● OBJECTIVE
Return the material word for word. Do not include pictures.

--- begin DATA BLOCK ---

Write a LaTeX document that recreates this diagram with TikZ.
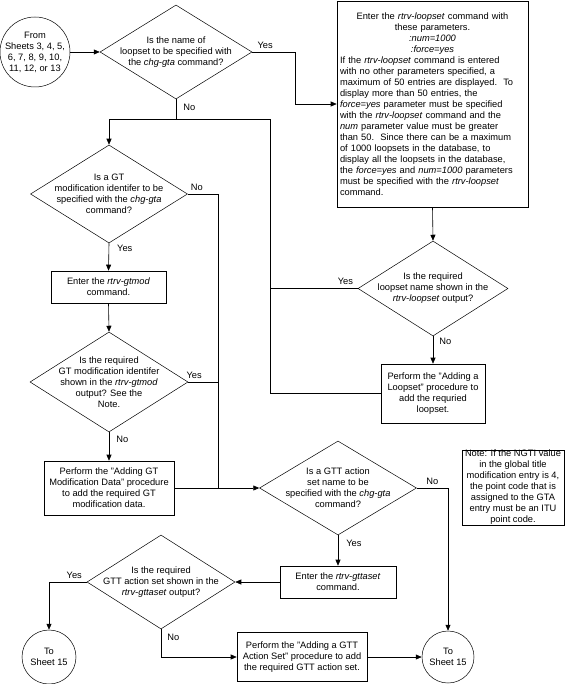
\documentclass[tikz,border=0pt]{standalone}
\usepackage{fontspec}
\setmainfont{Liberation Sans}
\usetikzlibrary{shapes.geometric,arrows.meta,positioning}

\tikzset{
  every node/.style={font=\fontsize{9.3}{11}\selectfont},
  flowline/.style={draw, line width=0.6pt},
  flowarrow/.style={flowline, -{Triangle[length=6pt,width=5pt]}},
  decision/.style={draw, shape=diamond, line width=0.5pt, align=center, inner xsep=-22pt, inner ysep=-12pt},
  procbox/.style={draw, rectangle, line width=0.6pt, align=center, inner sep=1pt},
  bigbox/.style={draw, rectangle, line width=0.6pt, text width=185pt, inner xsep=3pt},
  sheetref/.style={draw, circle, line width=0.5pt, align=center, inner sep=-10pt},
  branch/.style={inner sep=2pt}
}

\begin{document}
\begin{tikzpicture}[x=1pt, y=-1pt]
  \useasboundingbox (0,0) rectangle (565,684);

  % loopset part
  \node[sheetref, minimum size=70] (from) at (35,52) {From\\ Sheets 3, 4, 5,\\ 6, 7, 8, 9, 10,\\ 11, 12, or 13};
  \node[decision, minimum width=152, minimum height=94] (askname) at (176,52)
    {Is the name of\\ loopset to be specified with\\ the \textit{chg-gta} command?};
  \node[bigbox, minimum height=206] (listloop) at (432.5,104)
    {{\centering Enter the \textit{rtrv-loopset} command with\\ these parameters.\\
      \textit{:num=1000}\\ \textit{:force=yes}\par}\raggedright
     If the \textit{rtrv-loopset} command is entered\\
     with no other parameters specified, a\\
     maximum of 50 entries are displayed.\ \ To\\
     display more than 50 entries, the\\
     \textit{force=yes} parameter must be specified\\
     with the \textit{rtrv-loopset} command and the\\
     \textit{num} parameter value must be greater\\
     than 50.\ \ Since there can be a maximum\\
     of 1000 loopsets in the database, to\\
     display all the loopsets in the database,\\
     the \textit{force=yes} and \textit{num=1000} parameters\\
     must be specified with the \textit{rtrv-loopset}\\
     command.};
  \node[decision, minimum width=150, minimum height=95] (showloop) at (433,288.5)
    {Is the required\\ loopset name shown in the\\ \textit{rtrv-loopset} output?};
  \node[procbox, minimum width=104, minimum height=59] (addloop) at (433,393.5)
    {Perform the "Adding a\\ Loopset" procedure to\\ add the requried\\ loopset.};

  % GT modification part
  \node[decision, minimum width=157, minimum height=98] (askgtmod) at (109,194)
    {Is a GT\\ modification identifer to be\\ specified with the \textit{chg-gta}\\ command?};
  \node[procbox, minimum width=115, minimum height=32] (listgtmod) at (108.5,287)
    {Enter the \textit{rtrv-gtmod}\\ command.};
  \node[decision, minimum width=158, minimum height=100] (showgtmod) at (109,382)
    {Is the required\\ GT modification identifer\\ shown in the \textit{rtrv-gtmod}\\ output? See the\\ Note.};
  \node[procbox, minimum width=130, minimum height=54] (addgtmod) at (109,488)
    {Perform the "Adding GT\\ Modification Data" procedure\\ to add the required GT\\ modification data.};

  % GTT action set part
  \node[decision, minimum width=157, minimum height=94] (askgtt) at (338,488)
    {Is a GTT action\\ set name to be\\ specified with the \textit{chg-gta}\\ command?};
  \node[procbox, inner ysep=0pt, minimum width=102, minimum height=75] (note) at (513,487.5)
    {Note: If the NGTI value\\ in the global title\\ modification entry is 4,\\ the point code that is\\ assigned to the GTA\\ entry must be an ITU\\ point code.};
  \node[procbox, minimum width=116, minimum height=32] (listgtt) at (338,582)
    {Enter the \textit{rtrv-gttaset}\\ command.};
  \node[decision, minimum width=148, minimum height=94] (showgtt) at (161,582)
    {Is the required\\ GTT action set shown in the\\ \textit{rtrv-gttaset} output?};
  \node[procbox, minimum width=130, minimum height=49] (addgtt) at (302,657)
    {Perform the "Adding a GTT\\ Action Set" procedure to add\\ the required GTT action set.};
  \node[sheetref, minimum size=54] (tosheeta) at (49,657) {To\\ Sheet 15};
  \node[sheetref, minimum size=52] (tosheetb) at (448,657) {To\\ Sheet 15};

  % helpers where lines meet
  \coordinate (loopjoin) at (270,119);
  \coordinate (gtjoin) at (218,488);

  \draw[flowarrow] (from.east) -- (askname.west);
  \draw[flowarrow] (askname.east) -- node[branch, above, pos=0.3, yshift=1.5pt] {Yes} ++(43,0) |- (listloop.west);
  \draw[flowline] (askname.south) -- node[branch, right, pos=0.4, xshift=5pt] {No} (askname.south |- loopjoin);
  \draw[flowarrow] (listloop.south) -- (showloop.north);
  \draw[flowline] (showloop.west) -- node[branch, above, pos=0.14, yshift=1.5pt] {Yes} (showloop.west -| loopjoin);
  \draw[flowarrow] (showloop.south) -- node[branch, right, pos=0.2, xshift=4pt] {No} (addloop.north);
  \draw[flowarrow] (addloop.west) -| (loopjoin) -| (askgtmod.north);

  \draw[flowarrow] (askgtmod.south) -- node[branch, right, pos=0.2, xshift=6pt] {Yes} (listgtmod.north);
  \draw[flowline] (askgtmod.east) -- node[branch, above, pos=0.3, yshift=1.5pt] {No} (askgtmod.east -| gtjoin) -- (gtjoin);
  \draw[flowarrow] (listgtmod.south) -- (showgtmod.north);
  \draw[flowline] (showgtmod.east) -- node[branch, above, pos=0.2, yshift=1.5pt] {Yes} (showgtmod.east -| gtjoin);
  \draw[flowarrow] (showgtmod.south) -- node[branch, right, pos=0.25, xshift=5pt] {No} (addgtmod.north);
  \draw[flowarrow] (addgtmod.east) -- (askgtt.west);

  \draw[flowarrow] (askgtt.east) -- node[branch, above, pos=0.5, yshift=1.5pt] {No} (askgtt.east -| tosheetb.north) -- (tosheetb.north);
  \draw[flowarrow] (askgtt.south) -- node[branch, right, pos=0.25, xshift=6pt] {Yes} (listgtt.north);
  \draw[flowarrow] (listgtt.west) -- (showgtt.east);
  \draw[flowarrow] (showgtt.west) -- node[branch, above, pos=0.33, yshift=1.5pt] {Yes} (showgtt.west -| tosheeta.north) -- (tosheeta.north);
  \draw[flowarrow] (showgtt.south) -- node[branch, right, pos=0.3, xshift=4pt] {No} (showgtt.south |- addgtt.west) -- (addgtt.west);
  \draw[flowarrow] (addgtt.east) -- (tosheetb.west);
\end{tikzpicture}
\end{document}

--- end DATA BLOCK ---

● SOLUTION FOR THIS EXERCISE
Write a LaTeX document that recreates this diagram with TikZ.
\documentclass[tikz,border=0pt]{standalone}
\usepackage{fontspec}
\setmainfont{Liberation Sans}
\usetikzlibrary{shapes.geometric,arrows.meta,positioning}

\tikzset{
  every node/.style={font=\fontsize{9.3}{11}\selectfont},
  flowline/.style={draw, line width=0.6pt},
  flowarrow/.style={flowline, -{Triangle[length=6pt,width=5pt]}},
  decision/.style={draw, shape=diamond, line width=0.5pt, align=center, inner xsep=-22pt, inner ysep=-12pt},
  procbox/.style={draw, rectangle, line width=0.6pt, align=center, inner sep=1pt},
  bigbox/.style={draw, rectangle, line width=0.6pt, text width=185pt, inner xsep=3pt},
  sheetref/.style={draw, circle, line width=0.5pt, align=center, inner sep=-10pt},
  branch/.style={inner sep=2pt}
}

\begin{document}
\begin{tikzpicture}[x=1pt, y=-1pt]
  \useasboundingbox (0,0) rectangle (565,684);

  % loopset part
  \node[sheetref, minimum size=70] (from) at (35,52) {From\\ Sheets 3, 4, 5,\\ 6, 7, 8, 9, 10,\\ 11, 12, or 13};
  \node[decision, minimum width=152, minimum height=94] (askname) at (176,52)
    {Is the name of\\ loopset to be specified with\\ the \textit{chg-gta} command?};
  \node[bigbox, minimum height=206] (listloop) at (432.5,104)
    {{\centering Enter the \textit{rtrv-loopset} command with\\ these parameters.\\
      \textit{:num=1000}\\ \textit{:force=yes}\par}\raggedright
     If the \textit{rtrv-loopset} command is entered\\
     with no other parameters specified, a\\
     maximum of 50 entries are displayed.\ \ To\\
     display more than 50 entries, the\\
     \textit{force=yes} parameter must be specified\\
     with the \textit{rtrv-loopset} command and the\\
     \textit{num} parameter value must be greater\\
     than 50.\ \ Since there can be a maximum\\
     of 1000 loopsets in the database, to\\
     display all the loopsets in the database,\\
     the \textit{force=yes} and \textit{num=1000} parameters\\
     must be specified with the \textit{rtrv-loopset}\\
     command.};
  \node[decision, minimum width=150, minimum height=95] (showloop) at (433,288.5)
    {Is the required\\ loopset name shown in the\\ \textit{rtrv-loopset} output?};
  \node[procbox, minimum width=104, minimum height=59] (addloop) at (433,393.5)
    {Perform the "Adding a\\ Loopset" procedure to\\ add the requried\\ loopset.};

  % GT modification part
  \node[decision, minimum width=157, minimum height=98] (askgtmod) at (109,194)
    {Is a GT\\ modification identifer to be\\ specified with the \textit{chg-gta}\\ command?};
  \node[procbox, minimum width=115, minimum height=32] (listgtmod) at (108.5,287)
    {Enter the \textit{rtrv-gtmod}\\ command.};
  \node[decision, minimum width=158, minimum height=100] (showgtmod) at (109,382)
    {Is the required\\ GT modification identifer\\ shown in the \textit{rtrv-gtmod}\\ output? See the\\ Note.};
  \node[procbox, minimum width=130, minimum height=54] (addgtmod) at (109,488)
    {Perform the "Adding GT\\ Modification Data" procedure\\ to add the required GT\\ modification data.};

  % GTT action set part
  \node[decision, minimum width=157, minimum height=94] (askgtt) at (338,488)
    {Is a GTT action\\ set name to be\\ specified with the \textit{chg-gta}\\ command?};
  \node[procbox, inner ysep=0pt, minimum width=102, minimum height=75] (note) at (513,487.5)
    {Note: If the NGTI value\\ in the global title\\ modification entry is 4,\\ the point code that is\\ assigned to the GTA\\ entry must be an ITU\\ point code.};
  \node[procbox, minimum width=116, minimum height=32] (listgtt) at (338,582)
    {Enter the \textit{rtrv-gttaset}\\ command.};
  \node[decision, minimum width=148, minimum height=94] (showgtt) at (161,582)
    {Is the required\\ GTT action set shown in the\\ \textit{rtrv-gttaset} output?};
  \node[procbox, minimum width=130, minimum height=49] (addgtt) at (302,657)
    {Perform the "Adding a GTT\\ Action Set" procedure to add\\ the required GTT action set.};
  \node[sheetref, minimum size=54] (tosheeta) at (49,657) {To\\ Sheet 15};
  \node[sheetref, minimum size=52] (tosheetb) at (448,657) {To\\ Sheet 15};

  % helpers where lines meet
  \coordinate (loopjoin) at (270,119);
  \coordinate (gtjoin) at (218,488);

  \draw[flowarrow] (from.east) -- (askname.west);
  \draw[flowarrow] (askname.east) -- node[branch, above, pos=0.3, yshift=1.5pt] {Yes} ++(43,0) |- (listloop.west);
  \draw[flowline] (askname.south) -- node[branch, right, pos=0.4, xshift=5pt] {No} (askname.south |- loopjoin);
  \draw[flowarrow] (listloop.south) -- (showloop.north);
  \draw[flowline] (showloop.west) -- node[branch, above, pos=0.14, yshift=1.5pt] {Yes} (showloop.west -| loopjoin);
  \draw[flowarrow] (showloop.south) -- node[branch, right, pos=0.2, xshift=4pt] {No} (addloop.north);
  \draw[flowarrow] (addloop.west) -| (loopjoin) -| (askgtmod.north);

  \draw[flowarrow] (askgtmod.south) -- node[branch, right, pos=0.2, xshift=6pt] {Yes} (listgtmod.north);
  \draw[flowline] (askgtmod.east) -- node[branch, above, pos=0.3, yshift=1.5pt] {No} (askgtmod.east -| gtjoin) -- (gtjoin);
  \draw[flowarrow] (listgtmod.south) -- (showgtmod.north);
  \draw[flowline] (showgtmod.east) -- node[branch, above, pos=0.2, yshift=1.5pt] {Yes} (showgtmod.east -| gtjoin);
  \draw[flowarrow] (showgtmod.south) -- node[branch, right, pos=0.25, xshift=5pt] {No} (addgtmod.north);
  \draw[flowarrow] (addgtmod.east) -- (askgtt.west);

  \draw[flowarrow] (askgtt.east) -- node[branch, above, pos=0.5, yshift=1.5pt] {No} (askgtt.east -| tosheetb.north) -- (tosheetb.north);
  \draw[flowarrow] (askgtt.south) -- node[branch, right, pos=0.25, xshift=6pt] {Yes} (listgtt.north);
  \draw[flowarrow] (listgtt.west) -- (showgtt.east);
  \draw[flowarrow] (showgtt.west) -- node[branch, above, pos=0.33, yshift=1.5pt] {Yes} (showgtt.west -| tosheeta.north) -- (tosheeta.north);
  \draw[flowarrow] (showgtt.south) -- node[branch, right, pos=0.3, xshift=4pt] {No} (showgtt.south |- addgtt.west) -- (addgtt.west);
  \draw[flowarrow] (addgtt.east) -- (tosheetb.west);
\end{tikzpicture}
\end{document}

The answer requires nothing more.